Ülkemizin en önemli Shakespeare uzmanlarından Ayşegül Yüksel’in kitabı hem yazarın eserlerini derinlemesine inceliyor hem de Türk tiyatrosundaki uygulamalardan örnekler veriyor. Ünlü İngiliz yazarı hem bilenler hem de öğrenmek isteyenler için bir referans kitabı.
SILA ŞENLER GÜVENÇ
Türkiye’deki en önemli Shakespeare uzmanlarından biri olan, kendisi de Shakespeare gibi kalemi ve hitabıyla insanları âdeta büyüleyen, yıllarca ODTÜ ve Ankara Üniversitesi Dil ve Tarih-Coğrafya Fakültesi’nde İngiliz Edebiyatı ve tiyatro alanında hizmet vermiş Prof.

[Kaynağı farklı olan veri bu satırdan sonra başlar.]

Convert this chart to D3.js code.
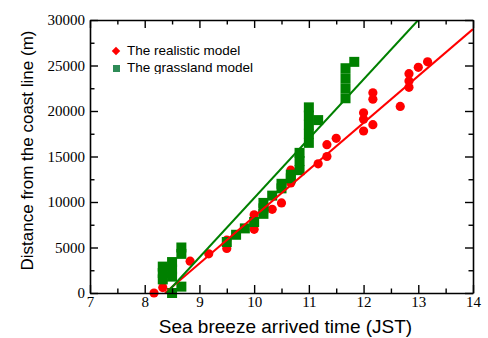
<!DOCTYPE html>
<html>
<head>
<meta charset="utf-8">
<script src="https://cdn.jsdelivr.net/npm/d3@7"></script>
<style>
  body { margin: 0; background: #fff; }
  svg { display: block; }
</style>
</head>
<body>
<div id="vis"></div>
<script>
// sea breeze arrival time (h, JST) and distance from the coast (m)
const realisticX = [8.17, 8.33, 8.5, 8.5, 8.83, 9.17, 9.5, 9.5, 10.0, 10.0, 10.33, 10.5, 10.67, 10.67,
                    11.17, 11.33, 11.33, 11.5, 12.0, 12.0, 12.0, 12.17, 12.17, 12.17, 12.67,
                    12.83, 12.83, 12.83, 13.0, 13.17];
const realisticY = [0, 600, 2200, 2800, 3500, 4300, 4900, 5800, 7000, 8600, 9200, 9900, 12100, 13500,
                    14200, 15000, 16300, 17000, 17800, 19100, 19800, 18500, 21300, 22000, 20500,
                    22600, 23300, 24100, 24800, 25400];

const grasslandX = [8.33, 8.33, 8.33, 8.5, 8.5, 8.5, 8.5, 8.67, 8.67, 8.67,
                    9.5, 9.67, 9.83, 10.0, 10.17, 10.17, 10.17, 10.33, 10.5, 10.5,
                    10.67, 10.67, 10.83, 10.83, 10.83, 11.0, 11.0, 11.0, 11.0, 11.0,
                    11.17, 11.67, 11.67, 11.67, 11.67, 11.83];
const grasslandY = [1500, 2200, 2900, 0, 1800, 2600, 3400, 700, 4300, 5000,
                    5600, 6400, 7100, 7800, 8700, 9300, 9900, 10700, 11500, 12000,
                    12600, 13000, 13500, 14500, 15400, 16500, 17500, 18500, 19500, 20400,
                    19000, 21400, 22500, 23600, 24700, 25400];

// fitted lines, as two end points each
const realisticFit = [[8.37, 0], [14, 29000]];
const grasslandFit = [[8.4, 0], [13.0, 30000]];

const xTicks = [7, 8, 9, 10, 11, 12, 13, 14];
const yTicks = [0, 5000, 10000, 15000, 20000, 25000, 30000];
const legendLabels = ["The realistic model", "The grassland model"];

const ctx = {
    w: 488,
    h: 338,
    left: 90,
    right: 473,
    top: 20,
    bottom: 293,
    red: "#ff0000",
    green: "#008000"
};

function createViz() {
    const svg = d3.select("#vis").append("svg")
        .attr("width", ctx.w)
        .attr("height", ctx.h);

    const xScale = d3.scaleLinear().domain([7, 14]).range([ctx.left, ctx.right]);
    const yScale = d3.scaleLinear().domain([0, 30000]).range([ctx.bottom, ctx.top]);

    const defs = svg.append("defs");
    defs.append("clipPath").attr("id", "plotClip")
       .append("rect")
       .attr("x", ctx.left).attr("y", ctx.top)
       .attr("width", ctx.right - ctx.left).attr("height", ctx.bottom - ctx.top);
    // the legend box cuts off the descenders of its last line
    defs.append("clipPath").attr("id", "legClip")
       .append("rect")
       .attr("x", 100).attr("y", 30).attr("width", 200).attr("height", 44);

    // points
    const realistic = realisticX.map((x, i) => ({x: x, y: realisticY[i]}));
    const grassland = grasslandX.map((x, i) => ({x: x, y: grasslandY[i]}));

    svg.append("g").selectAll("circle")
       .data(realistic)
       .enter()
       .append("circle")
       .attr("cx", d => xScale(d.x))
       .attr("cy", d => yScale(d.y))
       .attr("r", 4.6)
       .style("fill", ctx.red);

    svg.append("g").selectAll("rect")
       .data(grassland)
       .enter()
       .append("rect")
       .attr("x", d => xScale(d.x) - 5)
       .attr("y", d => yScale(d.y) - 5)
       .attr("width", 10)
       .attr("height", 10)
       .style("fill", ctx.green);

    // fit lines
    const line = d3.line().x(d => xScale(d[0])).y(d => yScale(d[1]));
    const linesG = svg.append("g").attr("clip-path", "url(#plotClip)");
    linesG.append("path").attr("d", line(realisticFit))
          .style("fill", "none").style("stroke", ctx.red).style("stroke-width", 2);
    linesG.append("path").attr("d", line(grasslandFit))
          .style("fill", "none").style("stroke", ctx.green).style("stroke-width", 2);

    // axes, ticks inward on all four sides
    const xMinor = d3.range(7.5, 14, 1);
    const yMinor = d3.range(2500, 30000, 5000);
    const axes = [
        {axis: d3.axisBottom(xScale), tr: `translate(0,${ctx.bottom})`, t: xTicks, m: xMinor, labels: true, pad: 3},
        {axis: d3.axisTop(xScale), tr: `translate(0,${ctx.top})`, t: xTicks, m: xMinor, labels: false, pad: 3},
        {axis: d3.axisLeft(yScale), tr: `translate(${ctx.left},0)`, t: yTicks, m: yMinor, labels: true, pad: 5},
        {axis: d3.axisRight(yScale), tr: `translate(${ctx.right},0)`, t: yTicks, m: yMinor, labels: false, pad: 5}
    ];
    axes.forEach(a => {
        const g = svg.append("g").attr("transform", a.tr)
            .call(a.axis.tickValues(a.t).tickSizeInner(-8).tickSizeOuter(0).tickPadding(a.pad)
                  .tickFormat(a.labels ? d3.format("d") : ""));
        g.select(".domain").style("stroke", "#000").style("stroke-width", 1.6);
        g.selectAll(".tick line").style("stroke", "#000").style("stroke-width", 1.4);
        g.selectAll("text")
         .style("font-family", "'Liberation Serif', 'Times New Roman', serif")
         .style("font-size", "15px")
         .style("fill", "#000");
        const mg = svg.append("g").attr("transform", a.tr)
            .call(a.axis.tickValues(a.m).tickSizeInner(-4.5).tickSizeOuter(0).tickFormat(""));
        mg.select(".domain").remove();
        mg.selectAll(".tick line").style("stroke", "#000").style("stroke-width", 1.4);
    });

    // axis titles
    svg.append("text")
       .attr("x", (ctx.left + ctx.right) / 2 + 4)
       .attr("y", 333)
       .style("text-anchor", "middle")
       .style("font-family", "'Liberation Sans', Arial, sans-serif")
       .style("font-size", "19px")
       .text("Sea breeze arrived time (JST)");

    svg.append("text")
       .attr("transform", `translate(33,${(ctx.top + ctx.bottom) / 2 - 6}) rotate(-90)`)
       .style("text-anchor", "middle")
       .style("font-family", "'Liberation Sans', Arial, sans-serif")
       .style("font-size", "17px")
       .text("Distance from the coast line (m)");

    // legend
    const legend = svg.append("g").attr("clip-path", "url(#legClip)");
    legend.append("rect")
          .attr("x", -3).attr("y", -3).attr("width", 6).attr("height", 6)
          .attr("transform", "translate(116,51) rotate(45)")
          .style("fill", ctx.red);
    legend.append("rect")
          .attr("x", 113).attr("y", 65).attr("width", 7).attr("height", 7)
          .style("fill", "#2e8b57");
    legend.selectAll("text.leg")
          .data(legendLabels)
          .enter()
          .append("text")
          .attr("class", "leg")
          .attr("x", 127)
          .attr("y", (d, i) => 55 + i * 17)
          .style("font-family", "'Liberation Sans', Arial, sans-serif")
          .style("font-size", "13.5px")
          .text(d => d);
}

createViz();
</script>
</body>
</html>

Dr. Ayşegül Yüksel tarafından kaleme alınmış değerli bir kaynak kitap.
1979’dan beri Cumhuriyet gazetesinin kültür sayfasındaki “Sahneden” köşesinin yazarı olan Ayşegül Yüksel’in birçok kitabı, makalesi ve tiyatro eleştirisi mevcut. William Shakespeare: Yüzyılların Sahne Büyücüsü, Yüksel’in öğretim üyesi ve tiyatro eleştirmeni olarak, yıllarca verdiği derslerin ve yazdığı tiyatro eleştirilerin bir ürünü. Shakespeare’i -başta gençler olmak üzere- her yaştan ve alandan insanların zevkle okuyabileceği ve anlayabileceği bir anlatımla sunuyor. Ancak kitabın herkes tarafından takip edilebilecek bir nitelikte olması kimseyi yanıltmasın; bu, Shakespeare eserlerini derinlemesine inceleyen çok kapsamlı bir çalışma aslında. Eserde yazar, yaşadığı dönem, antik ve klasik tiyatro geleneği ve Shakespeare’in katkıları anlatılmakta, oyunlarıyla ilgili çeşitli incelemeler okur dostu bir üslupla verilmekte. Asıl ustalık, bu denli zor bir konuyu sade bir anlatımla geniş bir okur kitlesi için anlaşılabilir kılmak şüphesiz.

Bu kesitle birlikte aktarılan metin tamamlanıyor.